The average housing prices declined by 2-7 per cent year-on-year during July-September in Delhi-NCR, Mumbai, Chennai, Pune, Kolkata, and Ahmedabad on lower demand amid COVID-19 pandemic, according to Knight Frank India.
Prices, however, increased in Bengaluru and Hyderabad by 3 per cent and 4 per cent, respectively, during July-September 2020 compared with the year-ago period.
Chennai saw the maximum fall of 7 per cent, followed by Delhi-NCR and Pune at 5 per cent.
Rates dipped 3 per cent each in Kolkata and Ahmedabad, while Mumbai witnessed 2 per cent price correction.
The weighted average prices in Q3 2020 registered a year–on–year (y-o-y) decline in six of the eight markets, the consultant said.
"Hyderabad and Bengaluru were the only markets that witnessed a price increment of 4 per cent and 3 per cent y-o-y respectively, as developers in these pre-dominantly end-user markets sustained pricing power in a favourable demand-supply scenario," Knight Frank India said in its report released on Thursday.
According to the report, housing sales stood at 33,403 units during July-September of this calendar year, which is 3.5 times higher than 9,632 units recorded in the previous quarter.
“There has been a meaningful improvement in sales and launches in Q3 2020. Developers have been focusing on liquidating inventory and homebuyers inclined to purchase ready assets has translated into reduced unsold inventory levels in this quarter," Knight Frank India CMD Shishir Baijal said.
For markets such as Mumbai and Pune, he said the additional push by the state government in the form of reduced stamp duty has helped in demand generation.
"Going forward, the festival season will be crucial for developers.
“This may prove to be an opportune time for end-users with adequate financial stability to make their investments.
“The near-term outlook on sales continues to depend on the speed and trajectory of recovery in the economy in the months ahead," Baijal said.
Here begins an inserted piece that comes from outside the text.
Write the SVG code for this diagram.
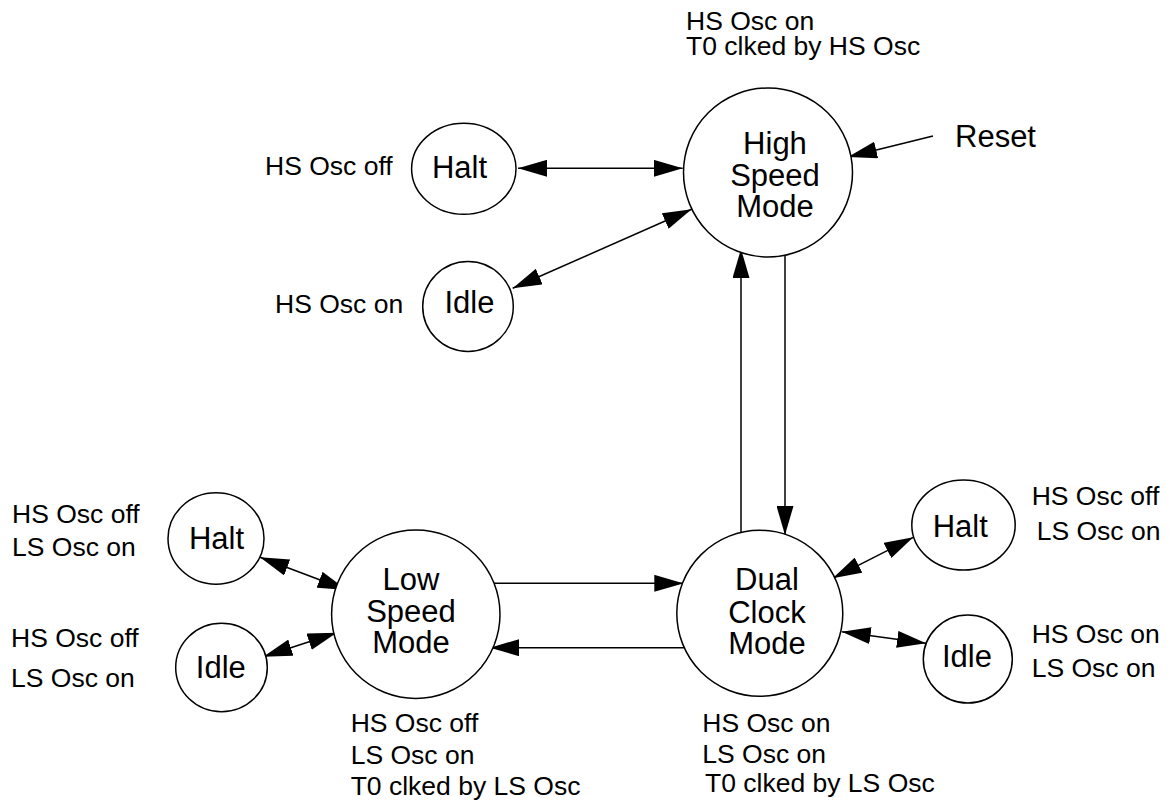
<svg xmlns="http://www.w3.org/2000/svg" width="1172" height="801" viewBox="0 0 1172 801">
  <style>
    .state { fill: #fff; stroke: #000; stroke-width: 1.5; }
    .wire { fill: none; stroke: #000; stroke-width: 1.5; }
    text { font-family: "Liberation Sans", Arial, Helvetica, sans-serif; fill: #000; }
    .big { font-size: 31px; text-anchor: middle; }
    .big-l { font-size: 31px; }
    .note { font-size: 26.5px; }
  </style>
  <defs>
    <marker id="arrow" viewBox="0 0 29 17" markerWidth="29" markerHeight="17" refX="29" refY="8.5" markerUnits="userSpaceOnUse" orient="auto-start-reverse">
      <path d="M0,0 L29,8.5 L0,17 z" fill="#000"/>
    </marker>
  </defs>
  <rect width="1172" height="801" fill="#fff"/>

  <!-- transitions -->
  <g id="connectors">
    <line class="wire" x1="518" y1="168.3" x2="682.7" y2="168.3" marker-start="url(#arrow)" marker-end="url(#arrow)"/>
    <line class="wire" x1="512.7" y1="288.3" x2="691.7" y2="209.3" marker-start="url(#arrow)" marker-end="url(#arrow)"/>
    <line class="wire" x1="933" y1="136" x2="848" y2="157" marker-end="url(#arrow)"/>
    <line class="wire" x1="741" y1="532" x2="741" y2="249" marker-end="url(#arrow)"/>
    <line class="wire" x1="785" y1="256" x2="785" y2="535" marker-end="url(#arrow)"/>
    <line class="wire" x1="493.3" y1="583.3" x2="683.3" y2="583.3" marker-end="url(#arrow)"/>
    <line class="wire" x1="690" y1="647.7" x2="490" y2="647.7" marker-end="url(#arrow)"/>
    <line class="wire" x1="913.3" y1="537.3" x2="832.7" y2="578.3" marker-start="url(#arrow)" marker-end="url(#arrow)"/>
    <line class="wire" x1="926" y1="643.3" x2="841.7" y2="631.7" marker-start="url(#arrow)" marker-end="url(#arrow)"/>
    <line class="wire" x1="260" y1="557.3" x2="346.7" y2="590" marker-start="url(#arrow)" marker-end="url(#arrow)"/>
    <line class="wire" x1="263.3" y1="656.7" x2="336.7" y2="632.7" marker-start="url(#arrow)" marker-end="url(#arrow)"/>
  </g>

  <!-- high speed mode and its states -->
  <g id="high-speed-mode">
    <circle class="state" cx="768" cy="172.5" r="84.5"/>
    <text class="big" x="775" y="153.5">High</text>
    <text class="big" x="775" y="185.5">Speed</text>
    <text class="big" x="775" y="217">Mode</text>
    <text class="note" x="686" y="30">HS Osc on</text>
    <text class="note" x="686" y="55">T0 clked by HS Osc</text>
  </g>
  <g id="reset">
    <text class="big-l" x="955" y="146.5">Reset</text>
  </g>
  <g id="hs-halt">
    <ellipse class="state" cx="463.8" cy="168.8" rx="52.2" ry="45.5"/>
    <text class="big" x="459.5" y="178">Halt</text>
    <text class="note" x="265" y="175">HS Osc off</text>
  </g>
  <g id="hs-idle">
    <ellipse class="state" cx="468" cy="306.5" rx="45.3" ry="45"/>
    <text class="big" x="469.5" y="313">Idle</text>
    <text class="note" x="275" y="313.3">HS Osc on</text>
  </g>

  <!-- low speed mode and its states -->
  <g id="low-speed-mode">
    <circle class="state" cx="415.8" cy="614.2" r="84.2"/>
    <text class="big" x="411" y="590">Low</text>
    <text class="big" x="411" y="622">Speed</text>
    <text class="big" x="411" y="653">Mode</text>
    <text class="note" x="350.7" y="732.3">HS Osc off</text>
    <text class="note" x="350.7" y="764">LS Osc on</text>
    <text class="note" x="350.7" y="795">T0 clked by LS Osc</text>
  </g>
  <g id="ls-halt">
    <ellipse class="state" cx="216" cy="538.5" rx="48" ry="45.7"/>
    <text class="big" x="216.5" y="549">Halt</text>
    <text class="note" x="12" y="523.3">HS Osc off</text>
    <text class="note" x="12" y="556">LS Osc on</text>
  </g>
  <g id="ls-idle">
    <ellipse class="state" cx="221.5" cy="667.5" rx="45.8" ry="44.2"/>
    <text class="big" x="220.8" y="678">Idle</text>
    <text class="note" x="11" y="646.7">HS Osc off</text>
    <text class="note" x="11" y="687.3">LS Osc on</text>
  </g>

  <!-- dual clock mode and its states -->
  <g id="dual-clock-mode">
    <circle class="state" cx="759.8" cy="613.3" r="83"/>
    <text class="big" x="767" y="590">Dual</text>
    <text class="big" x="767" y="623">Clock</text>
    <text class="big" x="767" y="654">Mode</text>
    <text class="note" x="702.3" y="731.7">HS Osc on</text>
    <text class="note" x="702.3" y="763.3">LS Osc on</text>
    <text class="note" x="705" y="791.7">T0 clked by LS Osc</text>
  </g>
  <g id="dc-halt">
    <ellipse class="state" cx="963.5" cy="525" rx="51.7" ry="45"/>
    <text class="big" x="960.3" y="537">Halt</text>
    <text class="note" x="1031.7" y="505">HS Osc off</text>
    <text class="note" x="1036.7" y="540">LS Osc on</text>
  </g>
  <g id="dc-idle">
    <ellipse class="state" cx="967.8" cy="659" rx="44.5" ry="44"/>
    <text class="big" x="967" y="667">Idle</text>
    <text class="note" x="1031.7" y="643.3">HS Osc on</text>
    <text class="note" x="1031.7" y="676.7">LS Osc on</text>
  </g>
</svg>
Sales improved compared to April-June period as developers offered financial benefits, discount and easy payment options to attract buyers.
Lower home loan interest rate also supported pick-up in residential sales, the report said.
Builders adopted digital tools to engage with customers.
The acute labour crunch experienced in the earlier part of the lockdown also started to ease out, as workers began to return to main cities seeking employment.
"Even while there is a considerable distance from normality, the residential sector has started to show signs of improvement in Q3 2020," the consultant said.